The Smarter Sentencing Act was proposed in early 2014. It provides for retroactive application of the Fair Sentencing Act, a reform that reduced excessive penalties for federal crack cocaine offenses; reduces the 5, 10, and 20 year mandatory minimum sentences for many federal crimes to 2, 5 and 10 years respectively and expands the existing safety valve exception for drug offenses to apply to people who fall into criminal history categories 1 or 2 under the US Sentencing guidelines.
“More and more Republicans and Democrats agree that these one size fits all laws send too many nonviolent people to prison at a cost we can no longer afford,” Stewart said. “There is growing consensus that mandatory minimums may actually make us less safe by wasting our crime fighting money on the wrong people. No one should have to continue serving those old sentences now just because they were sentenced on the wrong date. It’s never too late to make this right. The need for mandatory minimum sentencing reform is dire and urgent.”
FAMM and Julie Stewart have been singing the same song for over 20 years. It’s been a long battle, and it must be satisfying to the organization that operates on approximately $150,000 a year that lawmakers are finally starting to listen and come to their senses. As the foremost soldier in the fight, Julie Stewart has stayed strong, firm and resolute in her beliefs of what is right and what is wrong.
“We are in the business of making sure that whoever breaks the law, receives a sentence that fits his or her crime and role in it,” Stewart said. “We oppose all mandatory minimums. We do so because they eliminate the discretion of courts to impose a sentence that fits the individual who committed the crime and the unique circumstances of the crime. The politicians who draft mandatory sentencing laws cannot foresee every circumstance that might arise in the future. That’s why judges need the flexibility to make sure the punishment fits the crime and the offender.
“Despite our name, FAMM does not only oppose mandatory minimum sentences. Although that was my original focus, I quickly learned that mandatory minimum sentences had perverted the sentencing system so badly that we need to fight their harmful effects in other areas.
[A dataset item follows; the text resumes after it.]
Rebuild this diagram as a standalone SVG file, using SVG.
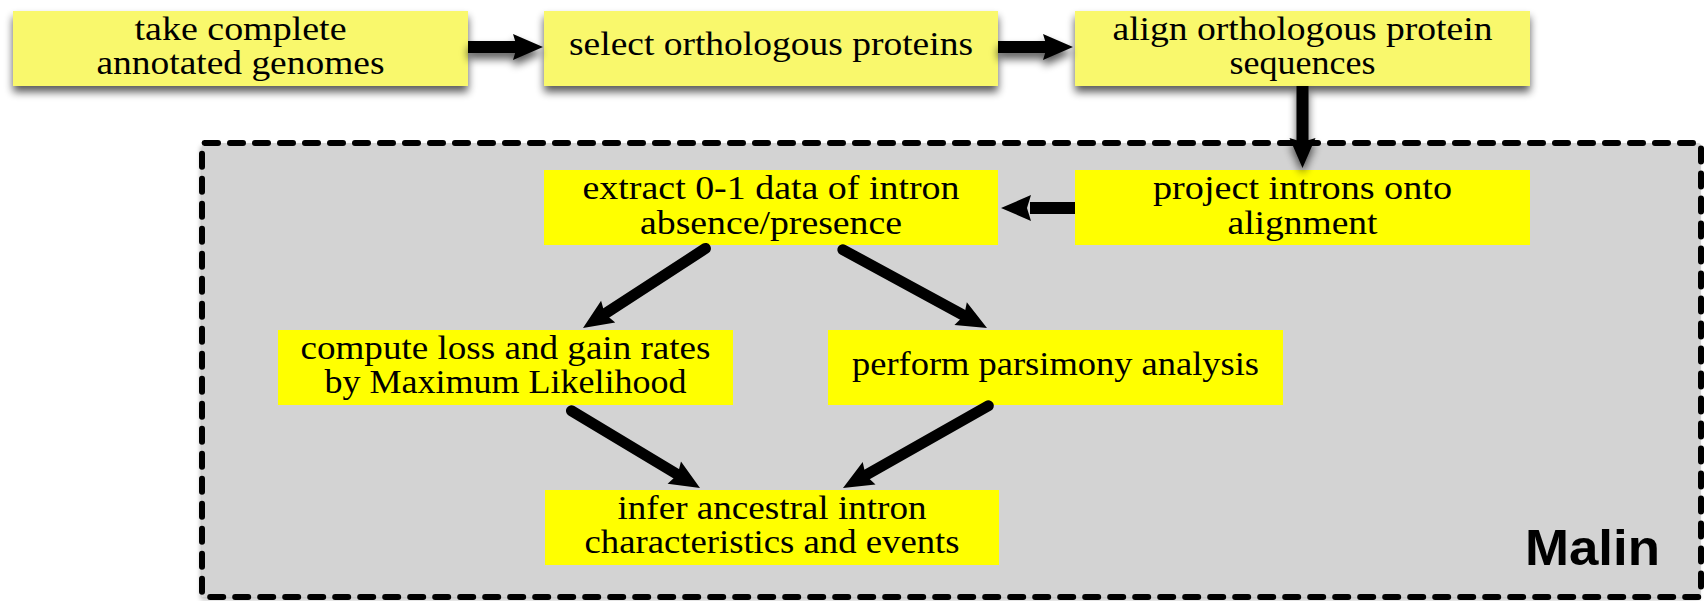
<svg xmlns="http://www.w3.org/2000/svg" width="1707" height="601" viewBox="0 0 1707 601">
  <style>
    .lbl { font-family: "Liberation Serif", "Times New Roman", serif; font-size: 34px; fill: #000; text-anchor: middle; }
    .pre { fill: #f9f86c; }
    .step { fill: #ffff00; }
    .shaft { stroke: #000; stroke-width: 11; stroke-linecap: round; fill: none; }
    .bar { fill: #000; }
    .tag { font-family: "Liberation Sans", Arial, sans-serif; font-weight: bold; font-size: 50px; fill: #000; }
  </style>
  <defs>
    <filter id="lift" x="-10%" y="-30%" width="120%" height="180%">
      <feGaussianBlur in="SourceAlpha" stdDeviation="4"/>
      <feOffset dx="0" dy="6" result="off"/>
      <feComponentTransfer><feFuncA type="linear" slope="0.65"/></feComponentTransfer>
      <feMerge><feMergeNode/><feMergeNode in="SourceGraphic"/></feMerge>
    </filter>
    <filter id="soft" x="-5%" y="-5%" width="110%" height="110%">
      <feDropShadow dx="-2" dy="3" stdDeviation="2" flood-color="#000" flood-opacity="0.25"/>
    </filter>
    <!-- arrow head pointing along +x, tip at origin -->
    <path id="head" d="M0,0 L-30,-13 L-26,0 L-30,13 Z"/>
  </defs>

  <!-- Malin region -->
  <g id="malin">
    <rect x="202" y="143" width="1499" height="454" rx="3" fill="#d3d3d3" filter="url(#soft)"/>
    <rect x="202" y="143" width="1499" height="454" rx="3" fill="none" stroke="#000" stroke-width="6" stroke-dasharray="13 12" stroke-linecap="round"/>
    <text class="tag" x="1660" y="565" text-anchor="end" textLength="135" lengthAdjust="spacingAndGlyphs">Malin</text>
  </g>

  <!-- preparation steps -->
  <g id="take-genomes">
    <rect class="pre" x="13" y="11" width="455" height="75" filter="url(#lift)"/>
    <text class="lbl" x="240.5" y="40" textLength="212" lengthAdjust="spacingAndGlyphs">take complete</text>
    <text class="lbl" x="240.5" y="74" textLength="288" lengthAdjust="spacingAndGlyphs">annotated genomes</text>
  </g>
  <g id="select-orthologs">
    <rect class="pre" x="544" y="11" width="454" height="75" filter="url(#lift)"/>
    <text class="lbl" x="771" y="55" textLength="404" lengthAdjust="spacingAndGlyphs">select orthologous proteins</text>
  </g>
  <g id="align-sequences">
    <rect class="pre" x="1075" y="11" width="455" height="75" filter="url(#lift)"/>
    <text class="lbl" x="1302.5" y="40" textLength="380" lengthAdjust="spacingAndGlyphs">align orthologous protein</text>
    <text class="lbl" x="1302.5" y="74" textLength="146" lengthAdjust="spacingAndGlyphs">sequences</text>
  </g>

  <!-- Malin steps -->
  <g id="project-introns">
    <rect class="step" x="1075" y="170" width="455" height="75"/>
    <text class="lbl" x="1302.5" y="199" textLength="299" lengthAdjust="spacingAndGlyphs">project introns onto</text>
    <text class="lbl" x="1302.5" y="234" textLength="150" lengthAdjust="spacingAndGlyphs">alignment</text>
  </g>
  <g id="extract-data">
    <rect class="step" x="544" y="170" width="454" height="75"/>
    <text class="lbl" x="771" y="199" textLength="377" lengthAdjust="spacingAndGlyphs">extract 0-1 data of intron</text>
    <text class="lbl" x="771" y="234" textLength="262" lengthAdjust="spacingAndGlyphs">absence/presence</text>
  </g>
  <g id="compute-rates">
    <rect class="step" x="278" y="330" width="455" height="75"/>
    <text class="lbl" x="505.5" y="359" textLength="410" lengthAdjust="spacingAndGlyphs">compute loss and gain rates</text>
    <text class="lbl" x="505.5" y="393" textLength="362" lengthAdjust="spacingAndGlyphs">by Maximum Likelihood</text>
  </g>
  <g id="parsimony">
    <rect class="step" x="828" y="330" width="455" height="75"/>
    <text class="lbl" x="1055.5" y="375" textLength="407" lengthAdjust="spacingAndGlyphs">perform parsimony analysis</text>
  </g>
  <g id="infer-ancestral">
    <rect class="step" x="545" y="490" width="454" height="75"/>
    <text class="lbl" x="772" y="519" textLength="309" lengthAdjust="spacingAndGlyphs">infer ancestral intron</text>
    <text class="lbl" x="772" y="553" textLength="375" lengthAdjust="spacingAndGlyphs">characteristics and events</text>
  </g>

  <!-- connectors -->
  <g id="connectors">
    <g filter="url(#lift)">
      <rect class="bar" x="468" y="41" width="50" height="12"/>
      <use href="#head" transform="translate(543,47)"/>
      <rect class="bar" x="998" y="41" width="50" height="12"/>
      <use href="#head" transform="translate(1073,47)"/>
      <rect class="bar" x="1296.5" y="86" width="12" height="56"/>
      <use href="#head" transform="translate(1302.5,168) rotate(90)"/>
    </g>
    <rect class="bar" x="1030" y="202" width="45" height="12"/>
    <use href="#head" transform="translate(1001,208) rotate(180)"/>

    <g transform="translate(583,328) rotate(147)">
      <line class="shaft" x1="-146" y1="0" x2="-26" y2="0"/>
      <use href="#head"/>
    </g>
    <g transform="translate(987,328) rotate(28.5)">
      <line class="shaft" x1="-164" y1="0" x2="-26" y2="0"/>
      <use href="#head"/>
    </g>
    <g transform="translate(700,488) rotate(31)">
      <line class="shaft" x1="-150" y1="0" x2="-26" y2="0"/>
      <use href="#head"/>
    </g>
    <g transform="translate(843,488) rotate(150.5)">
      <line class="shaft" x1="-167" y1="0" x2="-26" y2="0"/>
      <use href="#head"/>
    </g>
  </g>
</svg>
For instance, drug and gun mandatory minimums passed by Congress caused the US Sentencing commission to increase the sentencing guidelines for drug and gun offenses.
Then to maintain parity between those and other offenses the guidelines were raised for lots of other crimes. Today, the sentencing guidelines are absurdly high for all kinds of crimes. Maybe out name shouldn’t be FAMM. Maybe it should be FASS, Families Against Stupid Sentences. But in the end our name isn’t important. What’s important is that we get the job done.” And in truth that is what FAMM and Julie Stewart have done, continuing to champion the cause of those buried in the belly of the beast.